**Dataset extract:**

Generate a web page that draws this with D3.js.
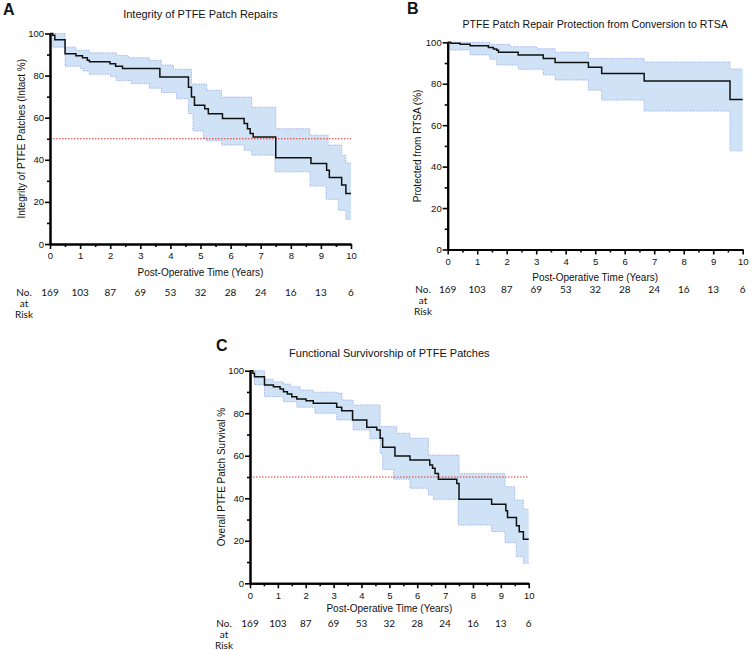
<!DOCTYPE html>
<html>
<head>
<meta charset="utf-8">
<script src="https://cdn.jsdelivr.net/npm/d3@7"></script>
<style>
  body { margin: 0; background: #fff; }
  svg text { font-family: "Liberation Sans", Arial, sans-serif; fill: #111; }
  .risk { font-family: Lato, "Open Sans", sans-serif !important; font-size: 10px; }
</style>
</head>
<body>
<svg id="chart" width="752" height="650"></svg>
<script>
// x tick values (years) and patients at risk
var years = [0, 1, 2, 3, 4, 5, 6, 7, 8, 9, 10];
var atRisk = [169, 103, 87, 69, 53, 32, 28, 24, 16, 13, 6];

// A: integrity of PTFE patch repairs
var aTime = [0, 0.09, 0.16, 0.5, 0.86, 1.08, 1.24, 1.31, 1.99, 2.18, 2.41, 3.65, 4.6, 4.7, 4.8, 5.14, 5.26, 5.73, 6.45, 6.56, 6.65, 6.75, 7.5, 8.67, 9.19, 9.28, 9.69, 9.83];
var aSurv = [100, 99.2, 97, 90.4, 89.4, 88.5, 87.3, 86.6, 85.6, 84.5, 83.4, 79.3, 74.5, 69.8, 65.9, 64.3, 61.9, 59.6, 57.2, 54.8, 52.5, 50.8, 41, 38.2, 35, 31.6, 28, 24];
var aUpTime = [0, 0.5, 0.86, 1.3, 2.2, 2.6, 3.3, 3.7, 4.1, 4.7, 5.2, 5.7, 6.7, 7.5, 8.63, 9.24, 9.69, 9.83];
var aUpper = [100, 93.5, 92, 90.8, 89.6, 88.5, 87.2, 85, 83, 76, 73, 69.8, 65, 54.8, 51.7, 47, 42.2, 38.5];
var aLoTime = [0, 0.09, 0.5, 1.0, 1.1, 1.3, 2.0, 2.2, 2.7, 3.3, 3.7, 4.2, 4.6, 4.75, 5.1, 5.2, 5.7, 6.45, 6.7, 7.47, 8.64, 9.17, 9.58, 9.83];
var aLower = [100, 93.5, 84.4, 83.3, 82.2, 80.6, 79.6, 77.7, 76.2, 74, 72, 69, 62, 53.7, 50.2, 49, 47, 44.5, 42.2, 34.3, 27.5, 21.2, 16, 11.7];

// B: protection from conversion to RTSA
var bTime = [0, 0.1, 0.42, 0.76, 1.38, 1.55, 1.66, 1.72, 2.39, 3.24, 3.64, 4.77, 5.22, 6.66, 9.57];
var bSurv = [100, 99.5, 99, 98.3, 97.5, 96.8, 96.2, 95.2, 93.9, 92.2, 90.3, 87.9, 85, 81.3, 72.4];
var bUpTime = [0, 1.43, 2.11, 3.02, 3.64, 4.77, 6.66, 9.57];
var bUpper = [100, 99, 97.9, 96.9, 95.2, 92.2, 90.5, 87.1];
var bLoTime = [0, 0.76, 1.43, 1.66, 2.39, 3.24, 3.64, 4.77, 5.22, 6.66, 9.57];
var bLower = [96.3, 93.9, 91.8, 89, 87, 84.2, 81.8, 76.9, 72.1, 66.8, 47.6];

// C: functional survivorship
var cTime = [0, 0.1, 0.16, 0.52, 0.84, 1.08, 1.2, 1.34, 1.5, 1.68, 2.01, 2.27, 3.11, 3.29, 3.68, 4.19, 4.55, 4.67, 4.76, 5.2, 5.74, 6.45, 6.55, 6.64, 6.76, 7.42, 7.5, 8.67, 9.18, 9.24, 9.56, 9.66, 9.81];
var cSurv = [100, 98.8, 97.2, 93.3, 92.5, 91.4, 90.1, 89, 87.8, 86.7, 85.9, 84.7, 82.8, 81.2, 76.8, 73.4, 72.1, 68.2, 64, 59.9, 58, 55.6, 54.1, 51.7, 49, 47, 39.5, 37.2, 34.1, 30.9, 27.1, 24.3, 20.7];
var cUpTime = [0, 0.52, 0.84, 1.2, 1.45, 1.8, 2.27, 3.11, 3.3, 3.7, 4.67, 5.26, 5.74, 6.4, 7.5, 9.15, 9.5, 9.81];
var cUpper = [100, 96, 94.8, 93.7, 92.5, 90.9, 89.9, 89.4, 86.2, 83.9, 73.7, 70.6, 68.2, 60.3, 51.7, 45.4, 39.2, 34.8];
var cLoTime = [0, 0.16, 0.52, 1.2, 1.68, 2.33, 3.11, 3.7, 4.3, 4.67, 4.76, 5.15, 5.74, 6.4, 6.58, 7.47, 8.67, 9.15, 9.56, 9.81];
var cLower = [100, 93.3, 87.8, 85.4, 82.8, 80, 76.8, 72.1, 68, 61.1, 53.5, 49, 44.7, 41.5, 39.5, 27.4, 24.3, 19.1, 12.5, 9.4];

var panels = [
  { letter: "A", title: "Integrity of PTFE Patch Repairs", ylab: "Integrity of PTFE Patches (Intact %)",
    left: 50, right: 351, bottom: 244, top: 33.5, letterX: 3, letterY: 9, titleY: 14, titleSize: 11,
    ylabX: 21, xtitleY: 272, riskY: 292, noX: 24, median: true,
    t: aTime, s: aSurv, upT: aUpTime, up: aUpper, loT: aLoTime, lo: aLower },
  { letter: "B", title: "PTFE Patch Repair Protection from Conversion to RTSA", ylab: "Protected from RTSA (%)",
    left: 447.7, right: 742.7, bottom: 249.5, top: 42.3, letterX: 407, letterY: 8, titleY: 24, titleSize: 10.6,
    ylabX: 417, xtitleY: 277, riskY: 289, noX: 423, median: false,
    t: bTime, s: bSurv, upT: bUpTime, up: bUpper, loT: bLoTime, lo: bLower },
  { letter: "C", title: "Functional Survivorship of PTFE Patches", ylab: "Overall PTFE Patch Survival %",
    left: 250, right: 528.7, bottom: 583.3, top: 370.7, letterX: 216, letterY: 345, titleY: 353, titleSize: 11,
    ylabX: 221, xtitleY: 608, riskY: 623, noX: 224, median: true,
    t: cTime, s: cSurv, upT: cUpTime, up: cUpper, loT: cLoTime, lo: cLower }
];

var svg = d3.select("#chart");

function stepAt(ts, vs, t) {
  var i = d3.bisectRight(ts, t) - 1;
  return vs[Math.max(i, 0)];
}

function pts(ts, vs) {
  var a = ts.map(function(t, i) { return [t, vs[i]]; });
  a.push([10, vs[vs.length - 1]]);
  return a;
}

function drawPanel(p) {
  var x = d3.scaleLinear().domain([0, 10]).range([p.left, p.right]);
  var y = d3.scaleLinear().domain([0, 100]).range([p.bottom, p.top]);
  var g = svg.append("g");

  // confidence band
  var times = Array.from(new Set(p.upT.concat(p.loT, [10]))).sort(d3.ascending);
  var band = times.map(function(t) {
    return { t: t, lo: stepAt(p.loT, p.lo, t), hi: stepAt(p.upT, p.up, t) };
  });
  g.append("path").datum(band)
      .attr("fill", "#cfe2f6")
      .attr("d", d3.area().curve(d3.curveStepAfter)
        .x(function(d) { return x(d.t); })
        .y0(function(d) { return y(d.lo); })
        .y1(function(d) { return y(d.hi); }));

  var line = d3.line().curve(d3.curveStepAfter)
      .x(function(d) { return x(d[0]); })
      .y(function(d) { return y(d[1]); });

  [pts(p.upT, p.up), pts(p.loT, p.lo)].forEach(function(d) {
    g.append("path").datum(d)
        .attr("fill", "none")
        .attr("stroke", "#8c9fe3")
        .attr("stroke-width", 0.8)
        .attr("stroke-dasharray", "1.2,1.2")
        .attr("d", line);
  });

  if (p.median) {
    g.append("line")
        .attr("x1", x(0)).attr("x2", x(10))
        .attr("y1", y(50)).attr("y2", y(50))
        .attr("stroke", "#e3342c")
        .attr("stroke-width", 1)
        .attr("stroke-dasharray", "1.5,1.5");
  }

  g.append("path").datum(pts(p.t, p.s))
      .attr("fill", "none")
      .attr("stroke", "#111")
      .attr("stroke-width", 1.5)
      .attr("d", line);

  // axes
  var minorY = d3.axisLeft(y).tickValues([10, 30, 50, 70, 90]).tickSize(3).tickFormat("").tickSizeOuter(0);
  var majorY = d3.axisLeft(y).tickValues([0, 20, 40, 60, 80, 100]).tickSize(5).tickPadding(1).tickSizeOuter(0);
  var minorX = d3.axisBottom(x).tickValues(d3.range(0.5, 10, 1)).tickSize(3).tickFormat("").tickSizeOuter(0);
  var majorX = d3.axisBottom(x).tickValues(years).tickSize(5).tickPadding(3.5).tickSizeOuter(0);

  [minorY, majorY].forEach(function(ax) {
    g.append("g").attr("transform", "translate(" + p.left + ",0)").call(ax);
  });
  [minorX, majorX].forEach(function(ax) {
    g.append("g").attr("transform", "translate(0," + p.bottom + ")").call(ax);
  });
  g.selectAll(".domain").attr("stroke", "#000").attr("stroke-width", 2);
  g.selectAll(".tick line").attr("stroke", "#000").attr("stroke-width", 1.6);
  g.selectAll(".tick text").attr("font-size", 9.5).attr("fill", "#222");

  // titles
  g.append("text")
      .attr("x", p.letterX).attr("y", p.letterY).attr("dy", ".35em")
      .attr("font-size", 16).attr("font-weight", "bold")
      .text(p.letter);
  g.append("text")
      .attr("x", (p.left + p.right) / 2).attr("y", p.titleY).attr("dy", ".35em")
      .attr("text-anchor", "middle").attr("font-size", p.titleSize)
      .text(p.title);
  g.append("text")
      .attr("transform", "translate(" + p.ylabX + "," + (p.top + p.bottom) / 2 + ") rotate(-90)")
      .attr("dy", ".35em").attr("text-anchor", "middle").attr("font-size", 10)
      .text(p.ylab);
  g.append("text")
      .attr("x", (p.left + p.right) / 2).attr("y", p.xtitleY).attr("dy", ".35em")
      .attr("text-anchor", "middle").attr("font-size", 10)
      .text("Post-Operative Time (Years)");

  // number at risk
  ["No.", "at", "Risk"].forEach(function(s, i) {
    g.append("text").attr("class", "risk")
        .attr("x", p.noX).attr("y", p.riskY + i * 11).attr("dy", ".35em")
        .attr("text-anchor", "middle")
        .text(s);
  });
  g.selectAll(".num").data(atRisk).enter().append("text")
      .attr("class", "risk num")
      .attr("x", function(d, i) { return x(years[i]); })
      .attr("y", p.riskY).attr("dy", ".35em")
      .attr("text-anchor", "middle")
      .text(function(d) { return d; });
}

panels.forEach(drawPanel);
</script>
</body>
</html>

**Requirements:** Everything from the top line of the data down to and including the line with "72.1, 66.8, 47.6];" is to be copied, except the pictures.

**Answer in full:**
Generate a web page that draws this with D3.js.
<!DOCTYPE html>
<html>
<head>
<meta charset="utf-8">
<script src="https://cdn.jsdelivr.net/npm/d3@7"></script>
<style>
  body { margin: 0; background: #fff; }
  svg text { font-family: "Liberation Sans", Arial, sans-serif; fill: #111; }
  .risk { font-family: Lato, "Open Sans", sans-serif !important; font-size: 10px; }
</style>
</head>
<body>
<svg id="chart" width="752" height="650"></svg>
<script>
// x tick values (years) and patients at risk
var years = [0, 1, 2, 3, 4, 5, 6, 7, 8, 9, 10];
var atRisk = [169, 103, 87, 69, 53, 32, 28, 24, 16, 13, 6];

// A: integrity of PTFE patch repairs
var aTime = [0, 0.09, 0.16, 0.5, 0.86, 1.08, 1.24, 1.31, 1.99, 2.18, 2.41, 3.65, 4.6, 4.7, 4.8, 5.14, 5.26, 5.73, 6.45, 6.56, 6.65, 6.75, 7.5, 8.67, 9.19, 9.28, 9.69, 9.83];
var aSurv = [100, 99.2, 97, 90.4, 89.4, 88.5, 87.3, 86.6, 85.6, 84.5, 83.4, 79.3, 74.5, 69.8, 65.9, 64.3, 61.9, 59.6, 57.2, 54.8, 52.5, 50.8, 41, 38.2, 35, 31.6, 28, 24];
var aUpTime = [0, 0.5, 0.86, 1.3, 2.2, 2.6, 3.3, 3.7, 4.1, 4.7, 5.2, 5.7, 6.7, 7.5, 8.63, 9.24, 9.69, 9.83];
var aUpper = [100, 93.5, 92, 90.8, 89.6, 88.5, 87.2, 85, 83, 76, 73, 69.8, 65, 54.8, 51.7, 47, 42.2, 38.5];
var aLoTime = [0, 0.09, 0.5, 1.0, 1.1, 1.3, 2.0, 2.2, 2.7, 3.3, 3.7, 4.2, 4.6, 4.75, 5.1, 5.2, 5.7, 6.45, 6.7, 7.47, 8.64, 9.17, 9.58, 9.83];
var aLower = [100, 93.5, 84.4, 83.3, 82.2, 80.6, 79.6, 77.7, 76.2, 74, 72, 69, 62, 53.7, 50.2, 49, 47, 44.5, 42.2, 34.3, 27.5, 21.2, 16, 11.7];

// B: protection from conversion to RTSA
var bTime = [0, 0.1, 0.42, 0.76, 1.38, 1.55, 1.66, 1.72, 2.39, 3.24, 3.64, 4.77, 5.22, 6.66, 9.57];
var bSurv = [100, 99.5, 99, 98.3, 97.5, 96.8, 96.2, 95.2, 93.9, 92.2, 90.3, 87.9, 85, 81.3, 72.4];
var bUpTime = [0, 1.43, 2.11, 3.02, 3.64, 4.77, 6.66, 9.57];
var bUpper = [100, 99, 97.9, 96.9, 95.2, 92.2, 90.5, 87.1];
var bLoTime = [0, 0.76, 1.43, 1.66, 2.39, 3.24, 3.64, 4.77, 5.22, 6.66, 9.57];
var bLower = [96.3, 93.9, 91.8, 89, 87, 84.2, 81.8, 76.9, 72.1, 66.8, 47.6];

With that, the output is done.